[GIVEN RECORDS]:
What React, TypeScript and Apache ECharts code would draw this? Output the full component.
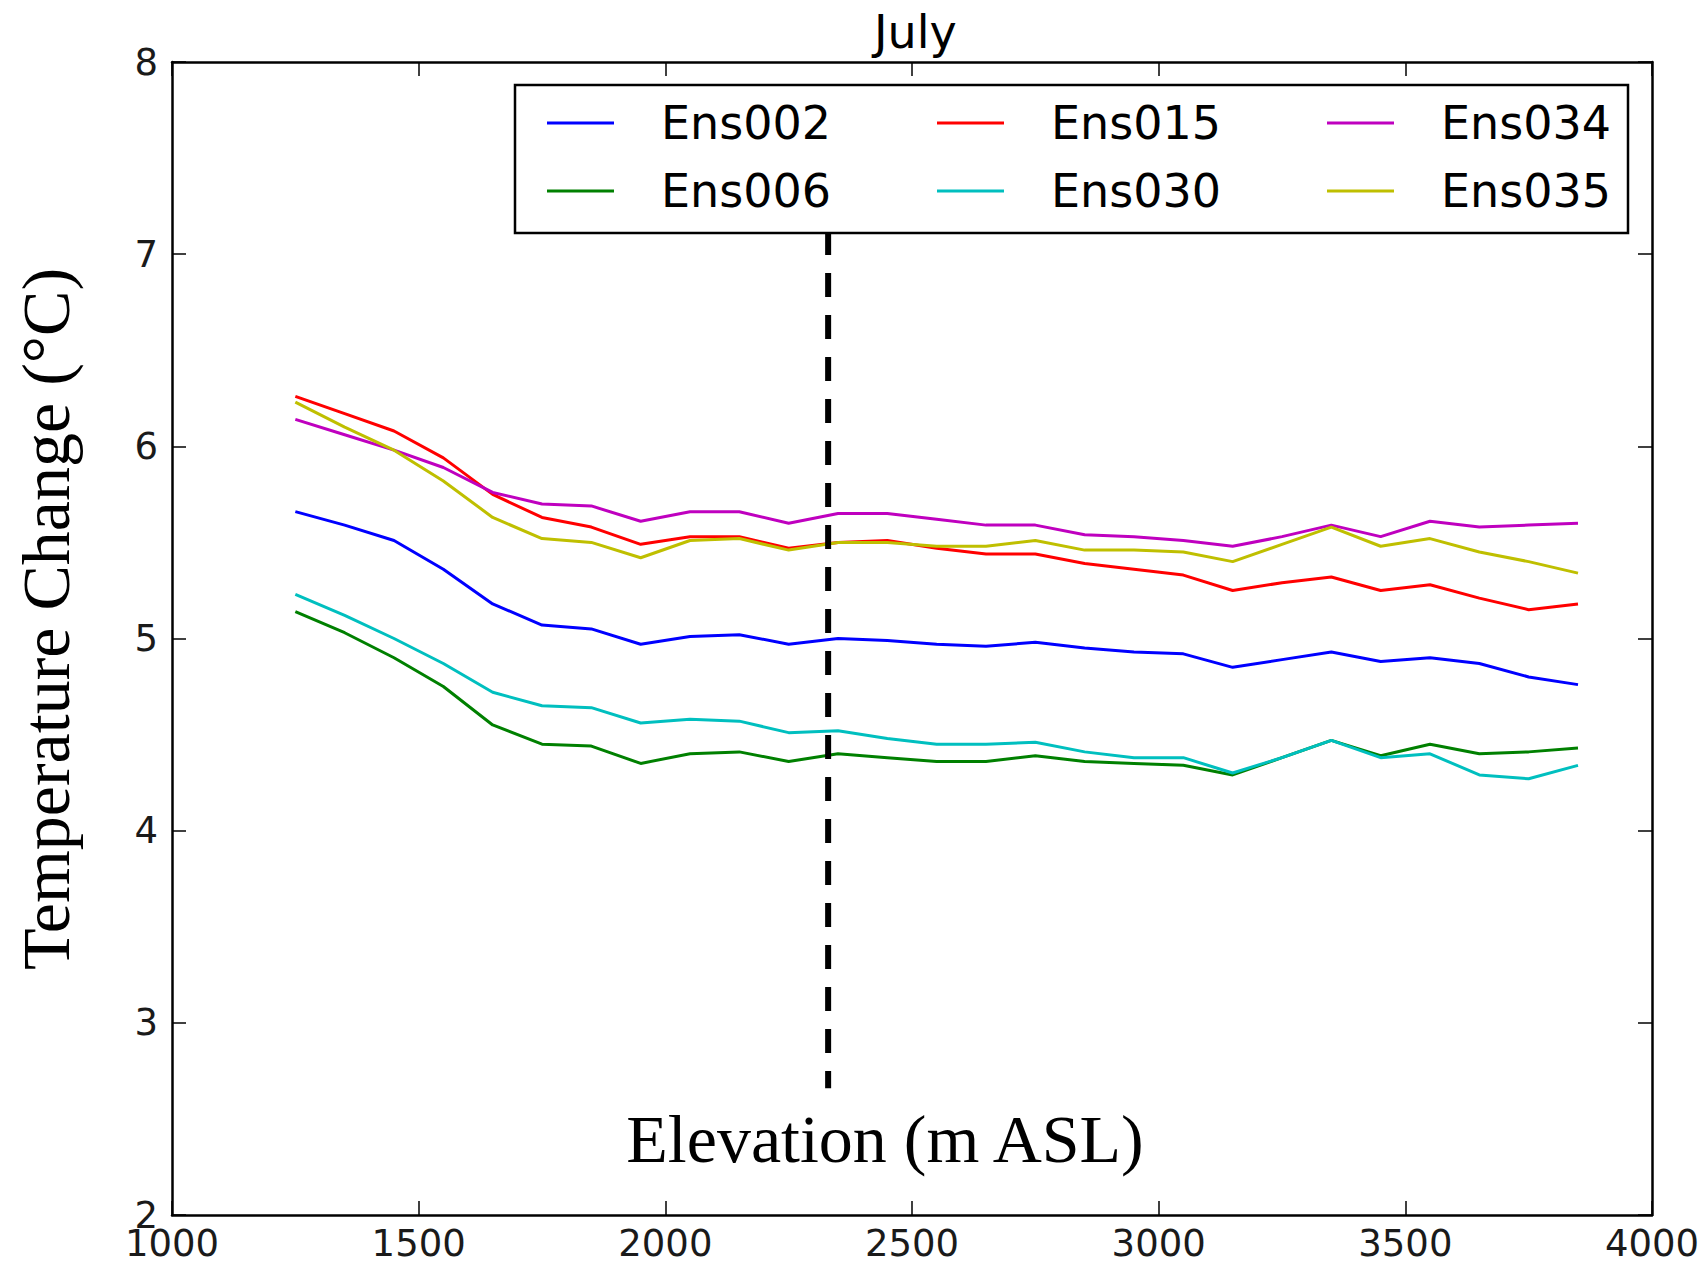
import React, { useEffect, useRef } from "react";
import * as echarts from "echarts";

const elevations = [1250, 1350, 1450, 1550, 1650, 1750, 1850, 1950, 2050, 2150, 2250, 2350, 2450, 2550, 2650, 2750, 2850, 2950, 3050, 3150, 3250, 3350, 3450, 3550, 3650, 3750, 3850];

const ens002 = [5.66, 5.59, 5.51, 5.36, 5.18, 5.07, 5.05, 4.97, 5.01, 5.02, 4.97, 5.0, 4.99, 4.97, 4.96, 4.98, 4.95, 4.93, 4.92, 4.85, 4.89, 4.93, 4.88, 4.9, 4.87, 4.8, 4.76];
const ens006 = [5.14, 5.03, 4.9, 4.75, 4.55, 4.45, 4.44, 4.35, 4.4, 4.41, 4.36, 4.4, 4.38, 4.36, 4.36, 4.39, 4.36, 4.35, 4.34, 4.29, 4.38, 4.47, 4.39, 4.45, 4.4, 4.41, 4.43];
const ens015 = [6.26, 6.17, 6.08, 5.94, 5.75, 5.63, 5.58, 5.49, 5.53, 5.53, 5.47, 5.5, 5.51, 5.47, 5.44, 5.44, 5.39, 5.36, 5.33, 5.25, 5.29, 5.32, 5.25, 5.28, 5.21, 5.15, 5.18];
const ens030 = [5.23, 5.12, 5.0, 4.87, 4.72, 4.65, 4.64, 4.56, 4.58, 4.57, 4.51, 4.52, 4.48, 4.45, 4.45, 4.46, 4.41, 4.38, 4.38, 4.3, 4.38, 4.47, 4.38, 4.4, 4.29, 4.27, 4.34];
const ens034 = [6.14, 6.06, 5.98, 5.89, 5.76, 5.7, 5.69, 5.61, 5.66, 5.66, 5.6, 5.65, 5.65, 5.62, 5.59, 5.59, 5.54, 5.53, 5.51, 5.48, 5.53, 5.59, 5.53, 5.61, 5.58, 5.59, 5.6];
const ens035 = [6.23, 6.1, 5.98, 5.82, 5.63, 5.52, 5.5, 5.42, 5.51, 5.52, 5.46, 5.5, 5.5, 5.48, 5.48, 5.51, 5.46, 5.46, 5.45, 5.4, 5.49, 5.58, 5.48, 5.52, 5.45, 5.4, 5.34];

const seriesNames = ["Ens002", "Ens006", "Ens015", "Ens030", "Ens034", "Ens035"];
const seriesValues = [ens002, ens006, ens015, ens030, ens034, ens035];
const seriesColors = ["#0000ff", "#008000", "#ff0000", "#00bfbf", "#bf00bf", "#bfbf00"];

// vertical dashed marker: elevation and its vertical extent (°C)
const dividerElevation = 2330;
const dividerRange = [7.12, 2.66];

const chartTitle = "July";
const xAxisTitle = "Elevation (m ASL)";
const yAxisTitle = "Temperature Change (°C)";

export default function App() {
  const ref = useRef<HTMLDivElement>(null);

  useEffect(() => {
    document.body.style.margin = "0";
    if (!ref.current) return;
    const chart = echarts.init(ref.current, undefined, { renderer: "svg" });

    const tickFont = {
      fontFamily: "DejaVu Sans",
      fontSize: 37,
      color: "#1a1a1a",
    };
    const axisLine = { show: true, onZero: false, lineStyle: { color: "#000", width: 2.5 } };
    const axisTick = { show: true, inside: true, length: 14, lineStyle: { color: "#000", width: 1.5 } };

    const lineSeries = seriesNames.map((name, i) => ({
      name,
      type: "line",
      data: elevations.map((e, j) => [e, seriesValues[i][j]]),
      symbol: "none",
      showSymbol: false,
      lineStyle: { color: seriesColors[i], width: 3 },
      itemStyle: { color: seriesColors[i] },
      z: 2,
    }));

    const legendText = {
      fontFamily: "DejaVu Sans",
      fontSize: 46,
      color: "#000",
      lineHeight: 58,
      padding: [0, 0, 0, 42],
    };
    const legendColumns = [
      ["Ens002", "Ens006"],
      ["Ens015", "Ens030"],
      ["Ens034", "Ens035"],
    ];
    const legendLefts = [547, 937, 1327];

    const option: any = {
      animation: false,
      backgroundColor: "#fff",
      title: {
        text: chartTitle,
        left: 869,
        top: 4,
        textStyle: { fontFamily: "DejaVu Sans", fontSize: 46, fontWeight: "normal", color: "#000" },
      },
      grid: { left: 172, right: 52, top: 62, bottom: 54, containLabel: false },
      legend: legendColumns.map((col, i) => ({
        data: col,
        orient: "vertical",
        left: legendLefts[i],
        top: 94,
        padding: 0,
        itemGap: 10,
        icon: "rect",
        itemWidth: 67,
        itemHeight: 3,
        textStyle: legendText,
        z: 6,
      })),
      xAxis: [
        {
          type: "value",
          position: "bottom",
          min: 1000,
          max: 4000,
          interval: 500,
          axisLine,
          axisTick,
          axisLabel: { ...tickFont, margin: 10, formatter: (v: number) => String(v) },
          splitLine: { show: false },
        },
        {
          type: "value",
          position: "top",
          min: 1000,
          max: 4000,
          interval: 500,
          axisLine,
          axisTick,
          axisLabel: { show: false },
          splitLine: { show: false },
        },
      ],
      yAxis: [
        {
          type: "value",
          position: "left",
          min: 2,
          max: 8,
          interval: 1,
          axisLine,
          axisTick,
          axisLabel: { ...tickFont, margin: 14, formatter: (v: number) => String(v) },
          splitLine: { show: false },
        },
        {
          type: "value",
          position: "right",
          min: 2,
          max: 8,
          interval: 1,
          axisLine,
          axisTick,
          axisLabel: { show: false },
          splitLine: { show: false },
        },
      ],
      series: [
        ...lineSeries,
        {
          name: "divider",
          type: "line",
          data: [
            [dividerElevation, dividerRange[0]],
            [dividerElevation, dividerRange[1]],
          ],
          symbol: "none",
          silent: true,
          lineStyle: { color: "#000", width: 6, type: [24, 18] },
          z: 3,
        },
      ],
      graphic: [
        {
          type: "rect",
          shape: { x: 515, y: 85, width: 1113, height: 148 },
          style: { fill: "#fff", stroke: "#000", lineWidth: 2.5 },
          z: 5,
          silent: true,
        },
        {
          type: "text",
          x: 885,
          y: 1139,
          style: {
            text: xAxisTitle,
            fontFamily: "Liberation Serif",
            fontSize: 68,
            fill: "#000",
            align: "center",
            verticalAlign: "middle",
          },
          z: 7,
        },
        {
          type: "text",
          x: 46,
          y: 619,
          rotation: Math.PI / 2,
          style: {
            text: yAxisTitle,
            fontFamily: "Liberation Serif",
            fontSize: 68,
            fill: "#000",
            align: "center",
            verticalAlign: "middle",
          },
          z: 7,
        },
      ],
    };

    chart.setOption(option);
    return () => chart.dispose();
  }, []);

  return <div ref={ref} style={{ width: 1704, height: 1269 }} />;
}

...

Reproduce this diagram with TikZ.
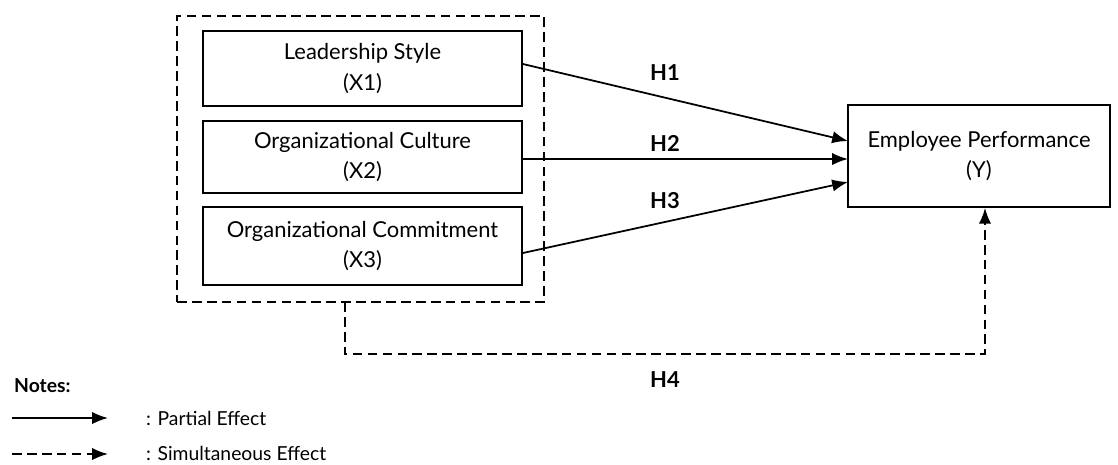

[INSTRUCTION]:
Copy out only the lines from the one containing "What React, TypeScript" through the one containing "3650, 3750, 3850];", exactly, with both ends. Any picture is left out.

[SOLUTION FOR THIS PROBLEM]:
What React, TypeScript and Apache ECharts code would draw this? Output the full component.
import React, { useEffect, useRef } from "react";
import * as echarts from "echarts";

const elevations = [1250, 1350, 1450, 1550, 1650, 1750, 1850, 1950, 2050, 2150, 2250, 2350, 2450, 2550, 2650, 2750, 2850, 2950, 3050, 3150, 3250, 3350, 3450, 3550, 3650, 3750, 3850];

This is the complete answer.